Saturday, May 20, 2017
Barking Dogs Never Bite (Flandersui Gae)
BARKING DOGS NEVER BITE (FLANDERSUI GAE) (Bong Joon-ho, 2000)
A yappy little dog somewhere in the big apartment complex irritates the unemployed Yun-ju (Lee Sung-jae) to no end in the South Korean dark comedy BARKING DOGS NEVER BITE. When Yun-ju finds what he believes to be the offending canine, he disposes of it. To his dismay, he learns that he got rid of the wrong dog and now must abduct and kill another. Even worse, his pregnant wife brings home a dog to dote on.
Bookkeeper Hyun-nam (Bae Doona) takes note of the increase in residents wanting her to approve flyers about their missing dogs. From a distance she is horrified to spot Yun-ju tossing one off a building.
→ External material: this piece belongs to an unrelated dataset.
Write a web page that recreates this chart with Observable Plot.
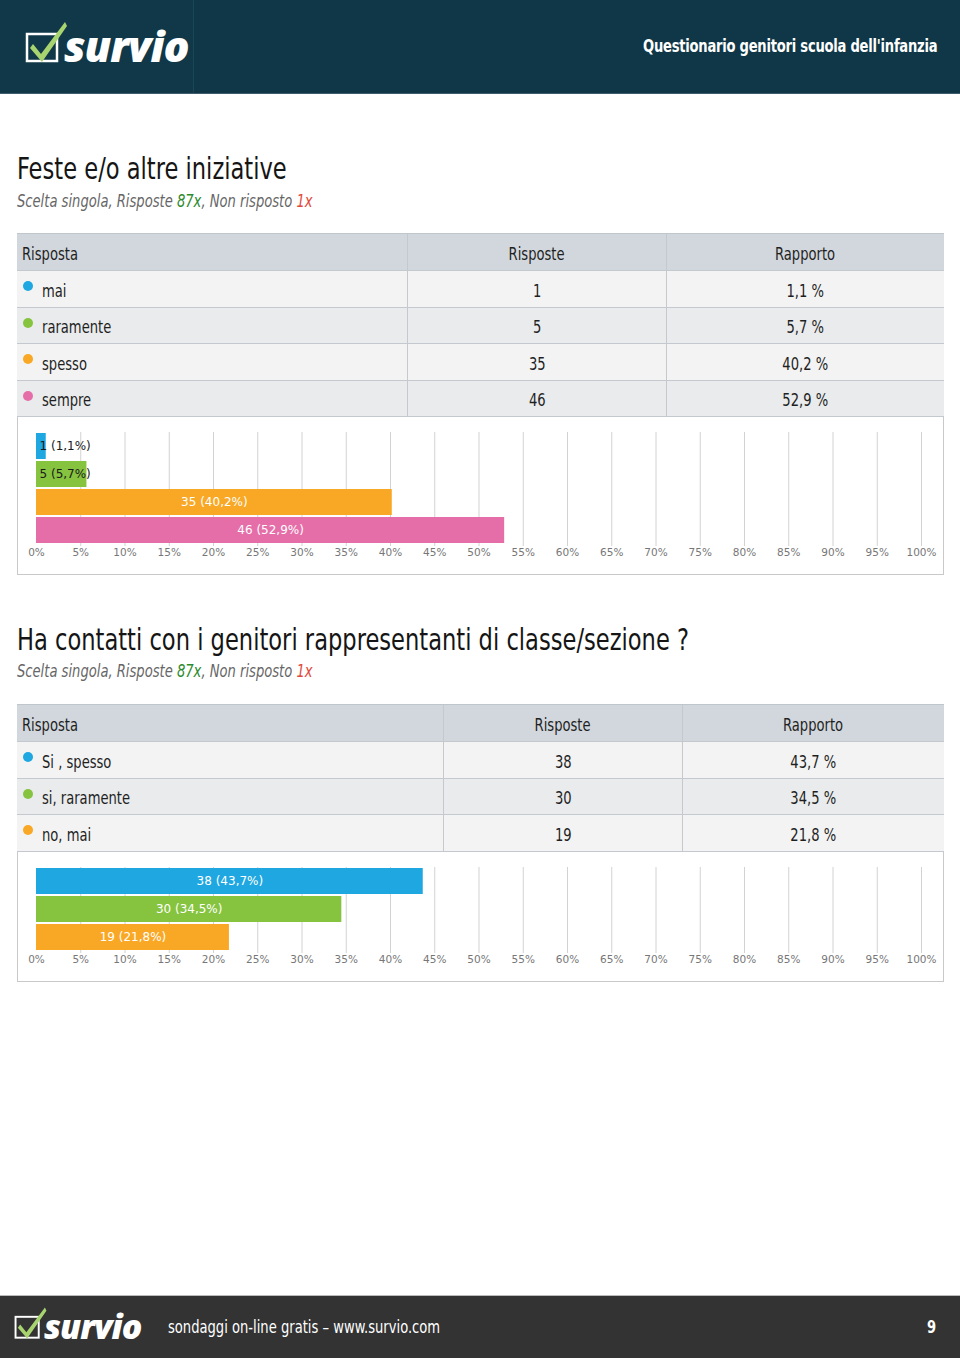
<!DOCTYPE html>
<html><head><meta charset="utf-8">
<script src="https://cdn.jsdelivr.net/npm/d3@7"></script>
<script src="https://cdn.jsdelivr.net/npm/@observablehq/plot@0.6"></script>
<style>
html,body{margin:0;padding:0}
body{width:960px;height:1358px;position:relative;background:#fff;overflow:hidden;
 font-family:"Liberation Sans Narrow","DejaVu Sans Condensed","DejaVu Sans",sans-serif;color:#1a1a1a}
.abs{position:absolute}
.n{display:inline-block;white-space:nowrap;transform:scaleX(0.81);transform-origin:left center}
.nc{transform-origin:center center}
.nr{transform-origin:right center}
#header{left:0;top:0;width:960px;height:93px;background:#0f3747;border-bottom:1px solid #3d5e6a}
#header .panel{left:0;top:0;width:193px;height:93px;background:#103848;border-right:1px solid #1c4555}
.logo{font-family:"Open Sans","Lato",sans-serif;font-weight:800;font-style:italic;color:#fff;letter-spacing:-1px}
#htitle{right:23px;top:35px;font-size:18px;font-weight:bold;color:#fff;letter-spacing:-0.3px;text-align:right}
#footer{left:0;top:1295px;width:960px;height:63px;background:#333;border-top:1px solid #bbb}
.qtitle{left:17px;font-size:31px;color:#151515;white-space:nowrap;line-height:36px}
.qsub{left:17px;font-size:18px;font-style:italic;color:#666;line-height:22px;white-space:nowrap}
.qsub .g{color:#2d8a2d}.qsub .r{color:#e04a3c}
.tbl{left:17px;width:927px;font-size:18px;color:#1f1f1f}
.row{position:relative;display:flex;box-sizing:border-box;border-bottom:1px solid #c3c9ce}
.cell{box-sizing:border-box;border-right:1px solid #c3c9ce;display:flex;align-items:center;padding-top:3px}
.cell:last-child{border-right:none}
.hdr{background:#d1d7dc;border-top:1px solid #bfc6cc}
.c0{padding-left:5px}
.c1,.c2{justify-content:center}
.dot{width:10px;height:10px;border-radius:50%;margin:0 9px 0 1px;position:relative;top:-4px;flex:none}
.box{left:17px;width:925px;border:1px solid #c9c9c9;border-top:none;background:#fff}
</style></head>
<body>
<div id="header" class="abs">
  <div class="panel abs"></div>
  <svg class="abs" style="left:25px;top:20px" width="44" height="44" viewBox="0 0 44 44">
    <rect x="2" y="14" width="30" height="27" fill="none" stroke="#fff" stroke-width="2.5"/>
    <path d="M8 24 L16 34 L40 2 L42 6 L17 42 L5 28 Z" fill="#a8d46f"/>
  </svg>
  <div class="abs logo" style="left:64px;top:18px;font-size:43px;line-height:56px">survio</div>
  <div id="htitle" class="abs"><span class="n nr">Questionario genitori scuola dell'infanzia</span></div>
</div>

<div id="footer" class="abs">
  <svg class="abs" style="left:14px;top:10px" width="34" height="34" viewBox="0 0 44 44">
    <rect x="2" y="14" width="30" height="27" fill="none" stroke="#fff" stroke-width="2.5"/>
    <path d="M8 24 L16 34 L40 2 L42 6 L17 42 L5 28 Z" fill="#a8d46f"/>
  </svg>
  <div class="abs logo" style="left:44px;top:8px;font-size:34px;line-height:44px">survio</div>
  <div class="abs" style="left:168px;top:20px;font-size:18px;color:#fff"><span class="n">sondaggi on-line gratis – www.survio.com</span></div>
  <div class="abs" style="left:927px;top:20px;font-size:18px;color:#fff;font-weight:bold"><span class="n">9</span></div>
</div>

<script>
// ---- data ----
const q1Title = "Feste e/o altre iniziative";
const q1Answers = ["mai", "raramente", "spesso", "sempre"];
const q1Counts = [1, 5, 35, 46];
const q1Pcts = [1.1, 5.7, 40.2, 52.9];
const q1Answered = 87;
const q1Unanswered = 1;

const q2Title = "Ha contatti con i genitori rappresentanti di classe/sezione ?";
const q2Answers = ["Si , spesso", "si, raramente", "no, mai"];
const q2Counts = [38, 30, 19];
const q2Pcts = [43.7, 34.5, 21.8];
const q2Answered = 87;
const q2Unanswered = 1;

const seriesColors = ["#1fa7e1", "#86c440", "#f9a825", "#e56ea9"];
const xTicks = [0, 5, 10, 15, 20, 25, 30, 35, 40, 45, 50, 55, 60, 65, 70, 75, 80, 85, 90, 95, 100];
const headers = ["Risposta", "Risposte", "Rapporto"];

const fmt = v => String(v).replace(".", ",");

function narrow(text, extra) {
  const s = document.createElement("span");
  s.className = "n" + (extra ? " " + extra : "");
  s.textContent = text;
  return s;
}

function section(cfg) {
  const body = document.body;
  const t = document.createElement("div");
  t.className = "abs qtitle"; t.style.top = cfg.titleTop + "px";
  t.appendChild(narrow(cfg.title));
  body.appendChild(t);
  const s = document.createElement("div");
  s.className = "abs qsub"; s.style.top = cfg.subTop + "px";
  s.innerHTML = `<span class="n">Scelta singola, Risposte <span class="g">${cfg.answered}x</span>, Non risposto <span class="r">${cfg.unanswered}x</span></span>`;
  body.appendChild(s);

  const tbl = document.createElement("div");
  tbl.className = "abs tbl"; tbl.style.top = cfg.tableTop + "px";
  const mk = (cells, cls, h, bg, dotColor) => {
    const r = document.createElement("div");
    r.className = "row " + cls; r.style.height = h + "px";
    if (bg) r.style.background = bg;
    cells.forEach((c, i) => {
      const d = document.createElement("div");
      d.className = "cell c" + i; d.style.width = cfg.cols[i] + "px";
      if (i === 0 && dotColor) {
        const dot = document.createElement("span"); dot.className = "dot"; dot.style.background = dotColor;
        d.appendChild(dot);
      }
      d.appendChild(narrow(c, i === 0 ? "" : "nc"));
      r.appendChild(d);
    });
    tbl.appendChild(r);
  };
  mk(headers, "hdr", 38, null, null);
  cfg.answers.forEach((a, i) => mk([a, String(cfg.counts[i]), fmt(cfg.pcts[i]) + " %"], "", 36.5,
    i % 2 === 0 ? "#f3f3f3" : "#e9ebec", seriesColors[i]));
  body.appendChild(tbl);

  const data = cfg.answers.map((a, i) => ({answer: a, count: cfg.counts[i], pct: cfg.pcts[i], color: seriesColors[i]}));
  const lab = d => `${d.count} (${fmt(d.pct)}%)`;
  const chart = Plot.plot({
    width: 925, height: cfg.chartH,
    marginLeft: 18, marginRight: 22, marginTop: 15, marginBottom: 28,
    x: {domain: [0, 100], axis: null, label: null},
    y: {domain: cfg.answers, axis: null, label: null, paddingInner: 0.07, paddingOuter: 0.06, align: 0.3},
    color: {type: "identity"},
    style: {fontFamily: "DejaVu Sans", fontSize: "11px", background: "transparent", overflow: "visible"},
    marks: [
      Plot.ruleX(xTicks.slice(1), {stroke: "#d2d2d2", strokeWidth: 1}),
      Plot.barX(data, {x: "pct", y: "answer", fill: "color"}),
      Plot.text(data.filter(d => d.pct < 10), {x: 0, y: "answer", text: lab, textAnchor: "start", dx: 3, fill: "#1a1a1a", fontSize: 12}),
      Plot.text(data.filter(d => d.pct >= 10), {x: d => d.pct / 2, y: "answer", text: lab, fill: "#fff", fontSize: 12}),
      Plot.axisX({ticks: xTicks, tickFormat: d => d + "%", tickSize: 0, tickPadding: 2, fill: "#777", fontSize: 10.5, label: null})
    ]
  });
  const box = document.createElement("div");
  box.className = "abs box";
  box.style.top = cfg.boxTop + "px"; box.style.height = cfg.chartH + "px";
  box.appendChild(chart);
  body.appendChild(box);
}

section({title: q1Title, answered: q1Answered, unanswered: q1Unanswered,
  answers: q1Answers, counts: q1Counts, pcts: q1Pcts,
  titleTop: 150, subTop: 190, tableTop: 233, cols: [391, 259, 277], boxTop: 417, chartH: 157});
section({title: q2Title, answered: q2Answered, unanswered: q2Unanswered,
  answers: q2Answers, counts: q2Counts, pcts: q2Pcts,
  titleTop: 621, subTop: 660, tableTop: 704, cols: [427, 239, 261], boxTop: 852, chartH: 129});
</script>
</body></html>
Hyun-nam is also determined to bring him to justice for this because the fame in catching him to justice may provide financial rewards. A janitor (Byun Hee-bong) for the buildings doesn’t mind coming across these dead dogs because he can add them to the soup he makes in the basement.
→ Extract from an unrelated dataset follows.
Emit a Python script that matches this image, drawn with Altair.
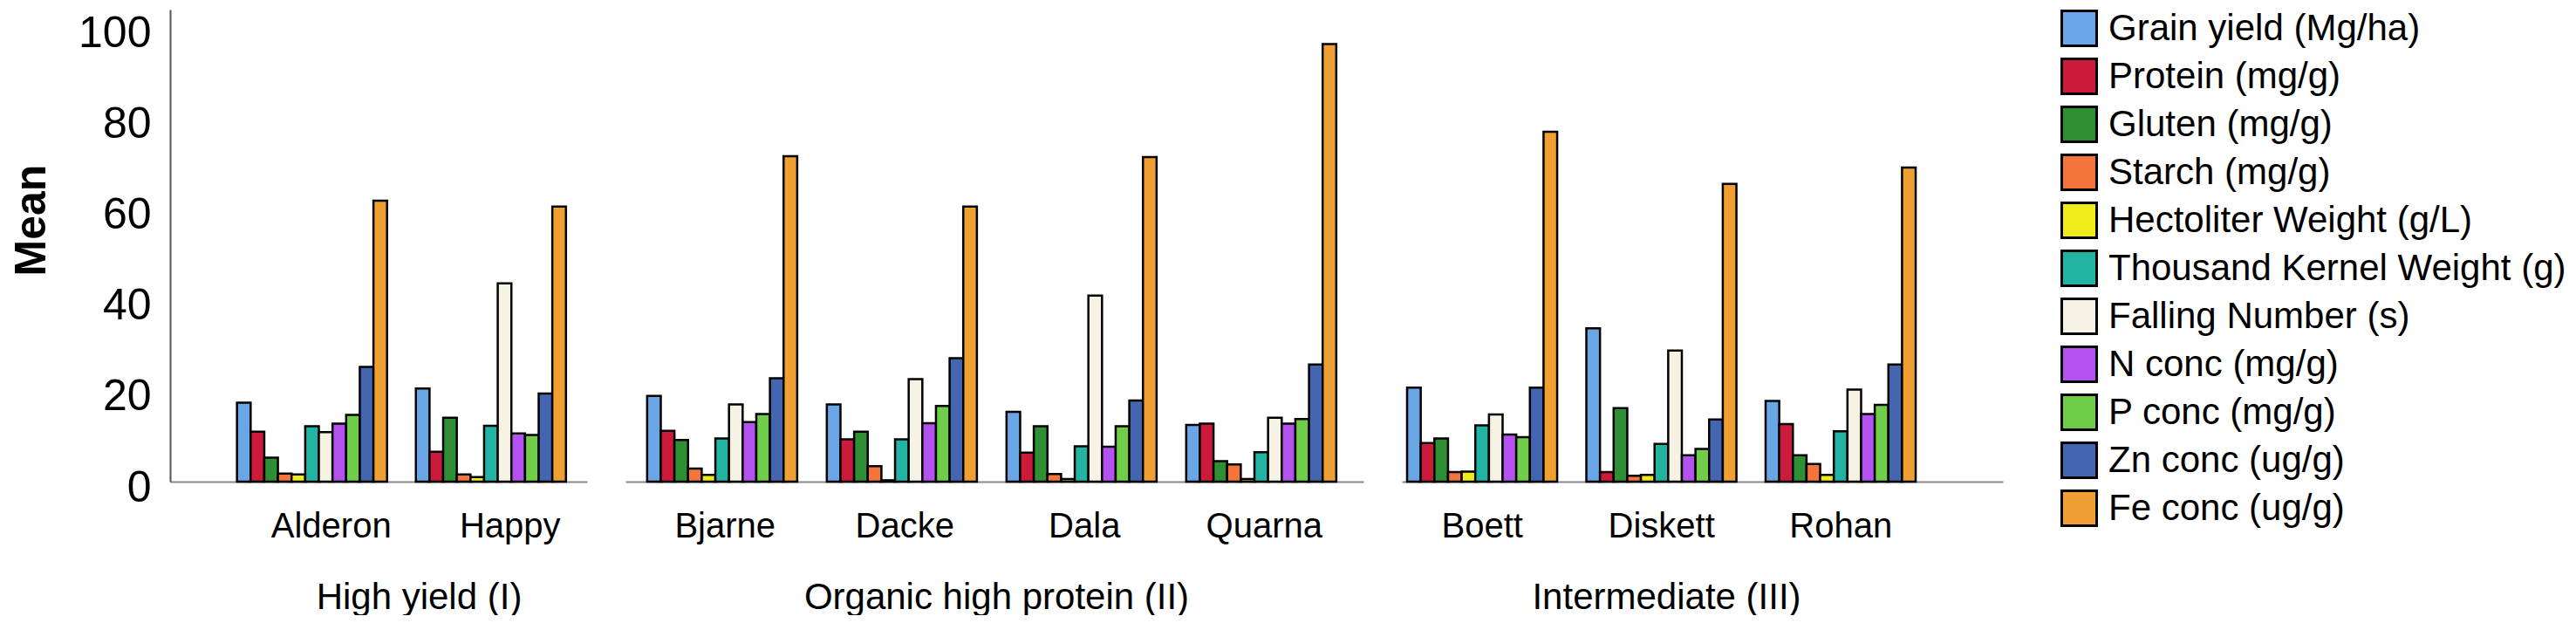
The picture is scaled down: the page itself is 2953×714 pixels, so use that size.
import altair as alt
import pandas as pd

measures = [
    "Grain yield (Mg/ha)", "Protein (mg/g)", "Gluten (mg/g)", "Starch (mg/g)",
    "Hectoliter Weight (g/L)", "Thousand Kernel Weight (g)", "Falling Number (s)",
    "N conc (mg/g)", "P conc (mg/g)", "Zn conc (ug/g)", "Fe conc (ug/g)",
]
colors = ["#6aa6e6", "#cc1a3a", "#2f8f35", "#f4743b", "#f0eb1a", "#23b3a3",
          "#f6f3e4", "#b452ef", "#6fcd4a", "#4466b0", "#f0a032"]

groups = ["High yield (I)", "Organic high protein (II)", "Intermediate (III)"]
group_cultivars = [["Alderon", "Happy"],
                   ["Bjarne", "Dacke", "Dala", "Quarna"],
                   ["Boett", "Diskett", "Rohan"]]

alderon = [17.4, 11.0, 5.3, 1.8, 1.6, 12.2, 10.9, 12.8, 14.7, 25.3, 61.9]
happy   = [20.5, 6.6, 14.1, 1.6, 1.0, 12.3, 43.7, 10.6, 10.3, 19.4, 60.6]
bjarne  = [18.9, 11.2, 9.2, 2.9, 1.5, 9.5, 17.0, 13.1, 14.9, 22.8, 71.7]
dacke   = [17.0, 9.3, 11.0, 3.4, 0.3, 9.3, 22.6, 12.9, 16.7, 27.2, 60.6]
dala    = [15.4, 6.4, 12.2, 1.7, 0.6, 7.8, 41.0, 7.7, 12.2, 17.9, 71.5]
quarna  = [12.5, 12.8, 4.5, 3.8, 0.6, 6.5, 14.1, 12.8, 13.8, 25.8, 96.4]
boett   = [20.7, 8.5, 9.5, 2.1, 2.2, 12.4, 14.8, 10.4, 9.8, 20.7, 77.1]
diskett = [33.8, 2.1, 16.2, 1.3, 1.5, 8.3, 28.9, 5.8, 7.2, 13.7, 65.6]
rohan   = [17.8, 12.7, 5.8, 3.9, 1.5, 11.1, 20.3, 14.9, 16.9, 25.8, 69.2]

values = {"Alderon": alderon, "Happy": happy, "Bjarne": bjarne, "Dacke": dacke,
          "Dala": dala, "Quarna": quarna, "Boett": boett, "Diskett": diskett,
          "Rohan": rohan}

rows = []
for g, cults in zip(groups, group_cultivars):
    for c in cults:
        for m, v in zip(measures, values[c]):
            rows.append({"group": g, "cultivar": c, "measure": m, "value": v})
df = pd.DataFrame(rows)

FONT = "Liberation Sans"
NARROW = "Liberation Sans Narrow, Arial Narrow, Liberation Sans"

legend = alt.Legend(
    title=None, orient="right", offset=13, padding=0,
    symbolType="square", symbolSize=1600, symbolStrokeColor="black",
    symbolStrokeWidth=3, symbolOpacity=1, symbolOffset=53,
    labelFont=FONT, labelFontSize=42,
    labelColor="black", labelLimit=1000, rowPadding=2, labelOffset=12,
)

# (width, paddingOuter, align, labelOffset, titleX)
panel_cfg = [
    (478, 0.246, 0.76, 22, 285),
    (846, 0.134, 0.45, 3, 425),
    (689, 0.257, 0.057, 0, 303),
]


def make_panel(i):
    width, po, al, loff, tx = panel_cfg[i]
    sub = df[df["group"] == groups[i]]
    x = alt.X(
        "cultivar:N", sort=group_cultivars[i],
        scale=alt.Scale(paddingInner=0.161, paddingOuter=po, align=al),
        axis=alt.Axis(
            title=groups[i], labelAngle=0, ticks=False, labelPadding=31,
            labelOffset=loff, labelFont=FONT, labelFontSize=40,
            labelColor="black", domainColor="#8a8a8a", domainWidth=2,
            titleFont=FONT, titleFontSize=42, titleFontWeight="normal",
            titleColor="black", titleX=tx, titleY=112, titleAlign="center",
            titleBaseline="top", grid=False,
        ),
    )
    if i == 0:
        yaxis = alt.Axis(
            title="Mean", values=[0, 20, 40, 60, 80, 100], ticks=False,
            labelPadding=22, labelOffset=7, labelFont=NARROW, labelFontSize=50,
            labelColor="black", domainColor="#555555", domainWidth=2,
            titleFont=FONT, titleFontSize=50, titleFontWeight="bold",
            titleColor="black", titleAngle=270, titleX=-144, titleY=241,
            titleAlign="center", titleBaseline="alphabetic", grid=False,
        )
    else:
        yaxis = None
    y = alt.Y("value:Q", scale=alt.Scale(domain=[0, 104.0], nice=False, zero=True),
              axis=yaxis)
    return alt.Chart(sub).mark_bar(stroke="black", strokeWidth=2.5).encode(
        x=x,
        xOffset=alt.XOffset("measure:N", sort=measures,
                            scale=alt.Scale(paddingInner=0, paddingOuter=0)),
        y=y,
        color=alt.Color("measure:N", sort=measures,
                        scale=alt.Scale(domain=measures, range=colors),
                        legend=legend),
    ).properties(width=width, height=541)


chart = alt.hconcat(
    make_panel(0), make_panel(1), make_panel(2), spacing=44, bounds="flush"
).resolve_scale(
    x="independent", color="shared"
).properties(
    padding={"left": 3, "top": 3, "right": 0, "bottom": 0}
).configure_view(
    stroke=None
)

chart.save("out.html", embed_options={"renderer": "svg", "actions": False})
BARKING DOGS NEVER BITE has a twisted sense of humor that will undoubtedly offend some viewers’ sensibilities. The film opens with a statement that no animals were hurt in its making, and it t is not graphic in depicting the ends the unfortunate pooches meet. Nevertheless, the premise and some images are likely to be upsetting to some prospective audience members. For those who can get past such obstacles, director and co-writer Bong Joon-ho provides a series of inventively funny scenarios, whether from misunderstandings, pushing the boundaries of good taste, or a combination. Sometimes he applies a live-action cartoon style, particularly during foot chases, which helps to cue that the film intends for it be received with a lighter tone despite the darker comedy.
As Bong’s debut feature, BARKING DOGS NEVER BITE is marked with first film shortcomings. It takes awhile to settle into its unhurried pace. Scenes often unspool deliberately rather than with a flurry of jokes, highlighting his ability to craft individual moments and struggle to connect them meaningfully. The film finds a rhythm that makes sense in the larger picture--it is, to some degree, about the experience of time when stuck personally and professionally--but the storytelling can breed impatience. There’s a brashness to the film’s risks that feel somewhat like a young filmmaker determining what he can get away with, although to Bong’s credit, the film doesn’t play as a work of meaningless provocation.
Economic and social concerns underpin BARKING DOGS NEVER BITE that may be more immediately obvious to native audiences or those who saw it during its initial release. The satirical elements linking it with the novel A DOG OF FLANDERS and commenting on the Asian financial crisis of the late 1990s were lost in translation for me to a point, which may be why the dramatic turns feel grafted onto the back stretch. Yun-ju is demoralized by his trouble finding a job as a professor. He’s further disenchanted that he only catches a break via an acquaintance’s accidental demise and his ability to submit a bribe to the dean. Hyun-nam and her friend bank the improvement of their stations in life on the turn of the century equivalent of going viral. Unlike the dogs that people lavish unconditional love on, these characters feel like strays. BARKING DOGS NEVER BITE thus casts a hard look at why the cruelty visited upon the animals is so shocking while comparative treatment to humans goes ignored.